* [BRIEF]: Return the material below in full and exactly.

%%

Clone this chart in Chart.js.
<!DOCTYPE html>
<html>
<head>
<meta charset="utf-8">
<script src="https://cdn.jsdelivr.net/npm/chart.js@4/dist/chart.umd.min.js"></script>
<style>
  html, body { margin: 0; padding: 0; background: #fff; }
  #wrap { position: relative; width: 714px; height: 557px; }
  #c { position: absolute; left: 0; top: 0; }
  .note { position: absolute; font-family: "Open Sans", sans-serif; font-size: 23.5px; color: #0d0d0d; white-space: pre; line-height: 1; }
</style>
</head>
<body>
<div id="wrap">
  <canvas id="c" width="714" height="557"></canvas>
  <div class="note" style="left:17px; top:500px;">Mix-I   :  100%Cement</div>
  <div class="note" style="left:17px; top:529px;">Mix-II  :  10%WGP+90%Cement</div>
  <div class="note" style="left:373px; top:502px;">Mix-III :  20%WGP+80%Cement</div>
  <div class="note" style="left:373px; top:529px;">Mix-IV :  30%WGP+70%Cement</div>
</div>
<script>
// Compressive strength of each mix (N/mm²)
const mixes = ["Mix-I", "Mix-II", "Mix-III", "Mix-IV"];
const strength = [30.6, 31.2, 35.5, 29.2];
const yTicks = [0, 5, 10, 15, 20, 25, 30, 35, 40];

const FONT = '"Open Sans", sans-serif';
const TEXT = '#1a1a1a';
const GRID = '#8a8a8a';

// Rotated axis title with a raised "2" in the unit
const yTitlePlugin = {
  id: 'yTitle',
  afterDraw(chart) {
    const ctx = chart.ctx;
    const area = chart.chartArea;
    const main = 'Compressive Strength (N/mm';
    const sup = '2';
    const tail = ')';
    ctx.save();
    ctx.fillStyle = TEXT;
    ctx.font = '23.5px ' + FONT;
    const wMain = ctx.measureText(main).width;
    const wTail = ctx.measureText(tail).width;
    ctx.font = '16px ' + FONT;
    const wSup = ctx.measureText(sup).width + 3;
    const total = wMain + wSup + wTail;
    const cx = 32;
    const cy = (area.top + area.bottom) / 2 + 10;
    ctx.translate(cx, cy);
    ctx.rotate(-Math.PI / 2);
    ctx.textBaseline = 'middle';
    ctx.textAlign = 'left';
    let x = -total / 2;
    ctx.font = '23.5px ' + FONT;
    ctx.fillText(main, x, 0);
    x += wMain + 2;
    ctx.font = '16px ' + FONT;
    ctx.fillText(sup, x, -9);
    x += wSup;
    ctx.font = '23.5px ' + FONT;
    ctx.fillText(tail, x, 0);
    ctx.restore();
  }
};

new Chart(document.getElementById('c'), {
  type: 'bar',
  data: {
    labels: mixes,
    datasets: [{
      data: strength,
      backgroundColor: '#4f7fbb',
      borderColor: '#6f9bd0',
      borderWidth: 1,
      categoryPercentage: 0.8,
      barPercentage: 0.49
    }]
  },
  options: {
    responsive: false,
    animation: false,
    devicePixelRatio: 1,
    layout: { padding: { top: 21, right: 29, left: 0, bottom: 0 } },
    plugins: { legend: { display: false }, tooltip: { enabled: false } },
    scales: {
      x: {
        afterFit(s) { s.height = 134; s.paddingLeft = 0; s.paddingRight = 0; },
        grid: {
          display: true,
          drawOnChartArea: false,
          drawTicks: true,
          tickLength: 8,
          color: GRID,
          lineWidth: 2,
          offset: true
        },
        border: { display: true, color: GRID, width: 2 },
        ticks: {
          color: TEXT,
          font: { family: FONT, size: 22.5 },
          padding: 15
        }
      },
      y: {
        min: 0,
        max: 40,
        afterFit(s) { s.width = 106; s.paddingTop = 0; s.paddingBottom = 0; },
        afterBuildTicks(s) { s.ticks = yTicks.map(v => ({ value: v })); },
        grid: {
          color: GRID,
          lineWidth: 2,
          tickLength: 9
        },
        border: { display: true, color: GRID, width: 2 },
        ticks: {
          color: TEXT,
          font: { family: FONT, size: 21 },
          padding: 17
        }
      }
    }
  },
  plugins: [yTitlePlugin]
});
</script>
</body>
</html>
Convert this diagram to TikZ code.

%%

* [TASK ANSWER]:
Clone this chart in Chart.js.
<!DOCTYPE html>
<html>
<head>
<meta charset="utf-8">
<script src="https://cdn.jsdelivr.net/npm/chart.js@4/dist/chart.umd.min.js"></script>
<style>
  html, body { margin: 0; padding: 0; background: #fff; }
  #wrap { position: relative; width: 714px; height: 557px; }
  #c { position: absolute; left: 0; top: 0; }
  .note { position: absolute; font-family: "Open Sans", sans-serif; font-size: 23.5px; color: #0d0d0d; white-space: pre; line-height: 1; }
</style>
</head>
<body>
<div id="wrap">
  <canvas id="c" width="714" height="557"></canvas>
  <div class="note" style="left:17px; top:500px;">Mix-I   :  100%Cement</div>
  <div class="note" style="left:17px; top:529px;">Mix-II  :  10%WGP+90%Cement</div>
  <div class="note" style="left:373px; top:502px;">Mix-III :  20%WGP+80%Cement</div>
  <div class="note" style="left:373px; top:529px;">Mix-IV :  30%WGP+70%Cement</div>
</div>
<script>
// Compressive strength of each mix (N/mm²)
const mixes = ["Mix-I", "Mix-II", "Mix-III", "Mix-IV"];
const strength = [30.6, 31.2, 35.5, 29.2];
const yTicks = [0, 5, 10, 15, 20, 25, 30, 35, 40];

const FONT = '"Open Sans", sans-serif';
const TEXT = '#1a1a1a';
const GRID = '#8a8a8a';

// Rotated axis title with a raised "2" in the unit
const yTitlePlugin = {
  id: 'yTitle',
  afterDraw(chart) {
    const ctx = chart.ctx;
    const area = chart.chartArea;
    const main = 'Compressive Strength (N/mm';
    const sup = '2';
    const tail = ')';
    ctx.save();
    ctx.fillStyle = TEXT;
    ctx.font = '23.5px ' + FONT;
    const wMain = ctx.measureText(main).width;
    const wTail = ctx.measureText(tail).width;
    ctx.font = '16px ' + FONT;
    const wSup = ctx.measureText(sup).width + 3;
    const total = wMain + wSup + wTail;
    const cx = 32;
    const cy = (area.top + area.bottom) / 2 + 10;
    ctx.translate(cx, cy);
    ctx.rotate(-Math.PI / 2);
    ctx.textBaseline = 'middle';
    ctx.textAlign = 'left';
    let x = -total / 2;
    ctx.font = '23.5px ' + FONT;
    ctx.fillText(main, x, 0);
    x += wMain + 2;
    ctx.font = '16px ' + FONT;
    ctx.fillText(sup, x, -9);
    x += wSup;
    ctx.font = '23.5px ' + FONT;
    ctx.fillText(tail, x, 0);
    ctx.restore();
  }
};

new Chart(document.getElementById('c'), {
  type: 'bar',
  data: {
    labels: mixes,
    datasets: [{
      data: strength,
      backgroundColor: '#4f7fbb',
      borderColor: '#6f9bd0',
      borderWidth: 1,
      categoryPercentage: 0.8,
      barPercentage: 0.49
    }]
  },
  options: {
    responsive: false,
    animation: false,
    devicePixelRatio: 1,
    layout: { padding: { top: 21, right: 29, left: 0, bottom: 0 } },
    plugins: { legend: { display: false }, tooltip: { enabled: false } },
    scales: {
      x: {
        afterFit(s) { s.height = 134; s.paddingLeft = 0; s.paddingRight = 0; },
        grid: {
          display: true,
          drawOnChartArea: false,
          drawTicks: true,
          tickLength: 8,
          color: GRID,
          lineWidth: 2,
          offset: true
        },
        border: { display: true, color: GRID, width: 2 },
        ticks: {
          color: TEXT,
          font: { family: FONT, size: 22.5 },
          padding: 15
        }
      },
      y: {
        min: 0,
        max: 40,
        afterFit(s) { s.width = 106; s.paddingTop = 0; s.paddingBottom = 0; },
        afterBuildTicks(s) { s.ticks = yTicks.map(v => ({ value: v })); },
        grid: {
          color: GRID,
          lineWidth: 2,
          tickLength: 9
        },
        border: { display: true, color: GRID, width: 2 },
        ticks: {
          color: TEXT,
          font: { family: FONT, size: 21 },
          padding: 17
        }
      }
    }
  },
  plugins: [yTitlePlugin]
});
</script>
</body>
</html>
Convert this diagram to TikZ code.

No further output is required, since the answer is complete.